„Eine Chance - mehr nicht“

■ Interview mit der neuen AL-Europaabgeordneten Birgit Cramon-Daiber

Birgit Cramon-Daiber ist neue AL-Abgeordnete im Europaparlament. Die 45jährige Diplompädagogin ist seit Jahren in der Berliner Alternativ- und Frauenprojektbewegung aktiv. Sie arbeitet in der Europagruppe, die vergangenes Jahr von VertreterInnen von Netzwerk, Goldrausch, Weiberwirtschaft und selbstverwalteten Betrieben gegründet wurde.
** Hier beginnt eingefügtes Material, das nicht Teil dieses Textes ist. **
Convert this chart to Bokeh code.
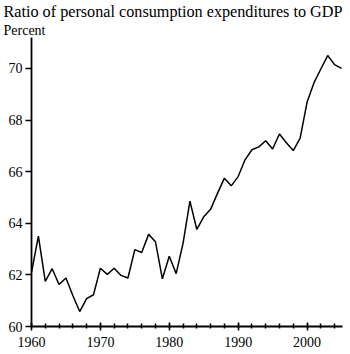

taz: Lohnt es sich als Alternative überhaupt, Energie in die europäische Megabürokratie zu stecken?

Birgit Cramon-Daber: Ich denke, ja. Natürlich fördert der EG -Binnenmarkt zunächst nur die großen Wirtschaftsunternehmen. Für eine alternative oder basisdemokratische Regionalentwicklung ist bisher nichts vorgesehen. Aber weil dieser Prozeß eminente Auswirkungen auf die Arbeitslosigkeit, die Massenverarmung, die Umwelt hat, ist es notwendig, kritische Positionen zu entwickeln und damit an die öffentlichkeit zu gehen. Das Europaparlament bietet eine Chance, Dinge in die Diskussion zu bringen, mehr nicht.

Was hat es mit den europäischen „Sozialfonds“ und „Regionalfonds“ auf sich? Sind sie auch für Berlin nutzbar?

Diese Fonds sollen Maßnahmen im Bereich Bildung und Beschäftigung unterstützen und Investitionshilfe für strukturschwache Gebiete geben. Berlin ist in der EG als vorrangiges Gebiet anerkannt. Diese Fonds sind aber nicht sehr üppig ausgestattet, machen nur 13 bis 16 Prozent des Gesamthaushaltes aus. 1989 sind das 90 Milliarden Mark.

Die Hoffnung vieler Projekte auf EG-Knete ist also eher Illusion?

Der Sozialfonds ist sowieso nur eine Teilfinanzierung. Jedes Projekt muß zunächst vom Senat zu 50 Prozent gefördert werden, bevor es EG-Mittel beanspruchen kann. Eine EG -Förderung an den Institutionen des Landes vorbei gibt es nicht, ist also immer von den jeweiligen politischen Konstellationen abhängig. Hier wäre es nötig, andere Zugangsmöglichkeiten zu schaffen. Außerdem ist es ein sehr langwieriges, formalisiertes Verfahren und für Projektfinanzierung nicht sehr günstig, weil das Geld nicht auf einmal, sondern in Phasen ausgezahlt wird. Daran müßte man auch was ändern, vielleicht mit einem „Rotationsfonds“, um die Finanzierungslücken aufzufüllen.

Wo kann mensch sich in Zukunft über die neuen Richtlinien und Vergabekriterien für Euro-Gelder informieren?

Es gibt Bestrebungen innerhalb des Senats, hier ein EG -Beratungsbüro für Frauen aufzumachen. Und das Frauennetzwerk „Goldrausch“ plant, eine Beratungsstelle für Frauen aufzumachen. Ich möchte in Berlin als EG-Abgeordnete eine Informationsstelle einrichten und punktuell in meinen Zusammenhängen weiter mitarbeiten. Damit ich nicht in diesem nebulösen, abgehobenen Europaparlament verschwinde.